Aim: Would you transcribe the listing that follows, character for character, and omit its images?
== Given information
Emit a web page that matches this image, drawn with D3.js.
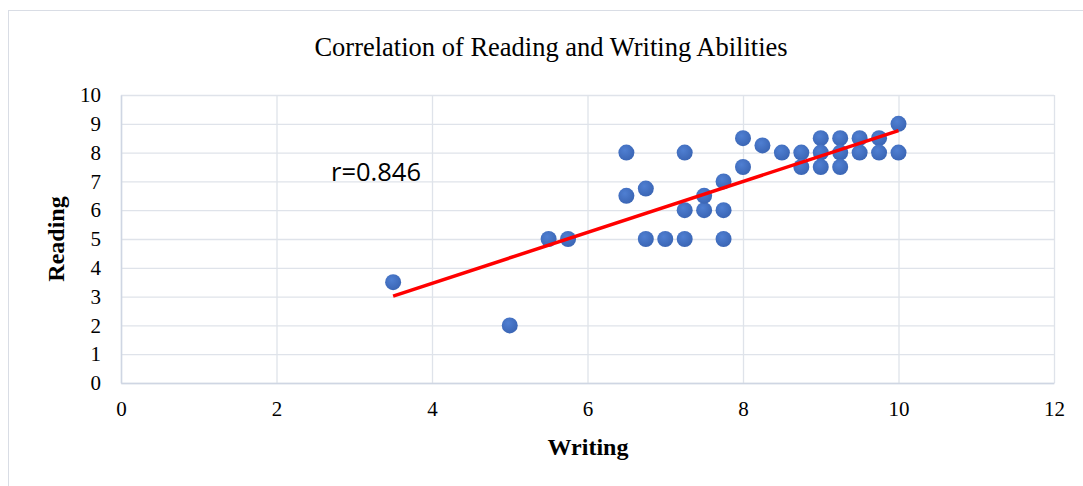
<!DOCTYPE html>
<html>
<head>
<meta charset="utf-8">
<script src="https://cdn.jsdelivr.net/npm/d3@7"></script>
<style>
  body { margin: 0; background: #fff; }
</style>
</head>
<body>
<div id="chart"></div>
<script>
// writing score (x) and reading score (y), one entry per student
const writing = [3.5, 5, 5.5, 5.75, 6.5, 6.5, 6.75, 6.75, 7, 7.25, 7.25, 7.25,
  7.5, 7.5, 7.75, 7.75, 7.75, 8, 8, 8.25, 8.5, 8.75, 8.75, 9, 9, 9,
  9.25, 9.25, 9.25, 9.5, 9.5, 9.75, 9.75, 10, 10];
const reading = [3.5, 2, 5, 5, 8, 6.5, 6.75, 5, 5, 5, 8, 6,
  6, 6.5, 7, 6, 5, 8.5, 7.5, 8.25, 8, 8, 7.5, 8.5, 8, 7.5,
  8.5, 8, 7.5, 8.5, 8, 8.5, 8, 9, 8];
const xTicks = [0, 2, 4, 6, 8, 10, 12];
const yTicks = [0, 1, 2, 3, 4, 5, 6, 7, 8, 9, 10];
const rLabel = "r=0.846";

const width = 1083, height = 486;
const margin = {top: 95, right: 29, bottom: 103, left: 121};
const visWidth = width - margin.left - margin.right;
const visHeight = height - margin.top - margin.bottom;

const data = writing.map((w, i) => ({w: w, r: reading[i]}));

const x = d3.scaleLinear().domain([0, 12]).range([0, visWidth]);
const y = d3.scaleLinear().domain([0, 10]).range([visHeight, 0]);

const svg = d3.select('#chart').append('svg')
  .attr('width', width)
  .attr('height', height);

// chart frame
svg.append('rect')
  .attr('x', 8.5).attr('y', 10.5)
  .attr('width', width).attr('height', height)
  .attr('fill', 'none')
  .attr('stroke', '#d9dde5');

svg.append('text')
  .attr('x', 551).attr('y', 56)
  .attr('text-anchor', 'middle')
  .attr('font-family', 'Liberation Serif')
  .attr('font-size', 26.5)
  .text('Correlation of Reading and Writing Abilities');

const g = svg.append('g')
  .attr('transform', `translate(${margin.left}, ${margin.top})`);

// gridlines
g.append('g')
  .call(d3.axisLeft(y).tickValues(yTicks).tickSize(-visWidth).tickFormat(''))
  .call(g => g.select('.domain').remove())
  .selectAll('line').attr('stroke', '#dfe3ea').attr('stroke-width', 1.3);

g.append('g')
  .call(d3.axisBottom(x).tickValues(xTicks).tickSize(visHeight).tickFormat(''))
  .call(g => g.select('.domain').remove())
  .selectAll('line').attr('stroke', '#dfe3ea').attr('stroke-width', 1.3);

// axes (labels only)
const xAxis = d3.axisBottom(x).tickValues(xTicks).tickSize(0).tickPadding(18)
  .tickFormat(d3.format('d'));
const yAxis = d3.axisLeft(y).tickValues(yTicks).tickSize(0).tickPadding(20);

g.append('g')
  .attr('transform', `translate(0,${visHeight})`)
  .call(xAxis)
  .call(g => g.select('.domain').attr('stroke', '#cfd6e3').attr('stroke-width', 1.5))
  .selectAll('text')
    .attr('font-family', 'Liberation Serif')
    .attr('font-size', 21)
    .attr('fill', '#000');

g.append('g')
  .call(yAxis)
  .call(g => g.select('.domain').attr('stroke', '#cfd6e3').attr('stroke-width', 1.5))
  .selectAll('text')
    .attr('font-family', 'Liberation Serif')
    .attr('font-size', 21)
    .attr('fill', '#000');

// axis titles
svg.append('text')
  .attr('x', 588).attr('y', 455)
  .attr('text-anchor', 'middle')
  .attr('font-family', 'Liberation Serif')
  .attr('font-weight', 'bold')
  .attr('font-size', 24)
  .text('Writing');

svg.append('text')
  .attr('transform', 'translate(64,239) rotate(-90)')
  .attr('text-anchor', 'middle')
  .attr('font-family', 'Liberation Serif')
  .attr('font-weight', 'bold')
  .attr('font-size', 24)
  .text('Reading');

// points
const grad = svg.append('defs').append('radialGradient')
  .attr('id', 'dot').attr('cx', '40%').attr('cy', '35%').attr('r', '65%');
grad.append('stop').attr('offset', '0%').attr('stop-color', '#4f7fd2');
grad.append('stop').attr('offset', '100%').attr('stop-color', '#3b66b5');

g.append('g')
  .selectAll('circle')
  .data(data)
  .join('circle')
    .attr('cx', d => x(d.w))
    .attr('cy', d => y(d.r))
    .attr('r', 8)
    .attr('fill', 'url(#dot)');

// least squares trend line
const mx = d3.mean(writing), my = d3.mean(reading);
const slope = d3.sum(data, d => (d.w - mx) * (d.r - my)) / d3.sum(data, d => (d.w - mx) ** 2);
const icpt = my - slope * mx;
const ext = d3.extent(writing);
const line = d3.line().x(d => x(d)).y(d => y(icpt + slope * d));

g.append('path')
  .attr('d', line(ext))
  .attr('stroke', '#ff0000')
  .attr('stroke-width', 3.5)
  .attr('fill', 'none');

svg.append('text')
  .attr('x', 331).attr('y', 181)
  .attr('font-family', 'Open Sans')
  .attr('font-size', 25.5)
  .text(rLabel);
</script>
</body>
</html>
====
Result below:
Emit a web page that matches this image, drawn with D3.js.
<!DOCTYPE html>
<html>
<head>
<meta charset="utf-8">
<script src="https://cdn.jsdelivr.net/npm/d3@7"></script>
<style>
  body { margin: 0; background: #fff; }
</style>
</head>
<body>
<div id="chart"></div>
<script>
// writing score (x) and reading score (y), one entry per student
const writing = [3.5, 5, 5.5, 5.75, 6.5, 6.5, 6.75, 6.75, 7, 7.25, 7.25, 7.25,
  7.5, 7.5, 7.75, 7.75, 7.75, 8, 8, 8.25, 8.5, 8.75, 8.75, 9, 9, 9,
  9.25, 9.25, 9.25, 9.5, 9.5, 9.75, 9.75, 10, 10];
const reading = [3.5, 2, 5, 5, 8, 6.5, 6.75, 5, 5, 5, 8, 6,
  6, 6.5, 7, 6, 5, 8.5, 7.5, 8.25, 8, 8, 7.5, 8.5, 8, 7.5,
  8.5, 8, 7.5, 8.5, 8, 8.5, 8, 9, 8];
const xTicks = [0, 2, 4, 6, 8, 10, 12];
const yTicks = [0, 1, 2, 3, 4, 5, 6, 7, 8, 9, 10];
const rLabel = "r=0.846";

const width = 1083, height = 486;
const margin = {top: 95, right: 29, bottom: 103, left: 121};
const visWidth = width - margin.left - margin.right;
const visHeight = height - margin.top - margin.bottom;

const data = writing.map((w, i) => ({w: w, r: reading[i]}));

const x = d3.scaleLinear().domain([0, 12]).range([0, visWidth]);
const y = d3.scaleLinear().domain([0, 10]).range([visHeight, 0]);

const svg = d3.select('#chart').append('svg')
  .attr('width', width)
  .attr('height', height);

// chart frame
svg.append('rect')
  .attr('x', 8.5).attr('y', 10.5)
  .attr('width', width).attr('height', height)
  .attr('fill', 'none')
  .attr('stroke', '#d9dde5');

svg.append('text')
  .attr('x', 551).attr('y', 56)
  .attr('text-anchor', 'middle')
  .attr('font-family', 'Liberation Serif')
  .attr('font-size', 26.5)
  .text('Correlation of Reading and Writing Abilities');

const g = svg.append('g')
  .attr('transform', `translate(${margin.left}, ${margin.top})`);

// gridlines
g.append('g')
  .call(d3.axisLeft(y).tickValues(yTicks).tickSize(-visWidth).tickFormat(''))
  .call(g => g.select('.domain').remove())
  .selectAll('line').attr('stroke', '#dfe3ea').attr('stroke-width', 1.3);

g.append('g')
  .call(d3.axisBottom(x).tickValues(xTicks).tickSize(visHeight).tickFormat(''))
  .call(g => g.select('.domain').remove())
  .selectAll('line').attr('stroke', '#dfe3ea').attr('stroke-width', 1.3);

// axes (labels only)
const xAxis = d3.axisBottom(x).tickValues(xTicks).tickSize(0).tickPadding(18)
  .tickFormat(d3.format('d'));
const yAxis = d3.axisLeft(y).tickValues(yTicks).tickSize(0).tickPadding(20);

g.append('g')
  .attr('transform', `translate(0,${visHeight})`)
  .call(xAxis)
  .call(g => g.select('.domain').attr('stroke', '#cfd6e3').attr('stroke-width', 1.5))
  .selectAll('text')
    .attr('font-family', 'Liberation Serif')
    .attr('font-size', 21)
    .attr('fill', '#000');

g.append('g')
  .call(yAxis)
  .call(g => g.select('.domain').attr('stroke', '#cfd6e3').attr('stroke-width', 1.5))
  .selectAll('text')
    .attr('font-family', 'Liberation Serif')
    .attr('font-size', 21)
    .attr('fill', '#000');

// axis titles
svg.append('text')
  .attr('x', 588).attr('y', 455)
  .attr('text-anchor', 'middle')
  .attr('font-family', 'Liberation Serif')
  .attr('font-weight', 'bold')
  .attr('font-size', 24)
  .text('Writing');

svg.append('text')
  .attr('transform', 'translate(64,239) rotate(-90)')
  .attr('text-anchor', 'middle')
  .attr('font-family', 'Liberation Serif')
  .attr('font-weight', 'bold')
  .attr('font-size', 24)
  .text('Reading');

// points
const grad = svg.append('defs').append('radialGradient')
  .attr('id', 'dot').attr('cx', '40%').attr('cy', '35%').attr('r', '65%');
grad.append('stop').attr('offset', '0%').attr('stop-color', '#4f7fd2');
grad.append('stop').attr('offset', '100%').attr('stop-color', '#3b66b5');

g.append('g')
  .selectAll('circle')
  .data(data)
  .join('circle')
    .attr('cx', d => x(d.w))
    .attr('cy', d => y(d.r))
    .attr('r', 8)
    .attr('fill', 'url(#dot)');

// least squares trend line
const mx = d3.mean(writing), my = d3.mean(reading);
const slope = d3.sum(data, d => (d.w - mx) * (d.r - my)) / d3.sum(data, d => (d.w - mx) ** 2);
const icpt = my - slope * mx;
const ext = d3.extent(writing);
const line = d3.line().x(d => x(d)).y(d => y(icpt + slope * d));

g.append('path')
  .attr('d', line(ext))
  .attr('stroke', '#ff0000')
  .attr('stroke-width', 3.5)
  .attr('fill', 'none');

svg.append('text')
  .attr('x', 331).attr('y', 181)
  .attr('font-family', 'Open Sans')
  .attr('font-size', 25.5)
  .text(rLabel);
</script>
</body>
</html>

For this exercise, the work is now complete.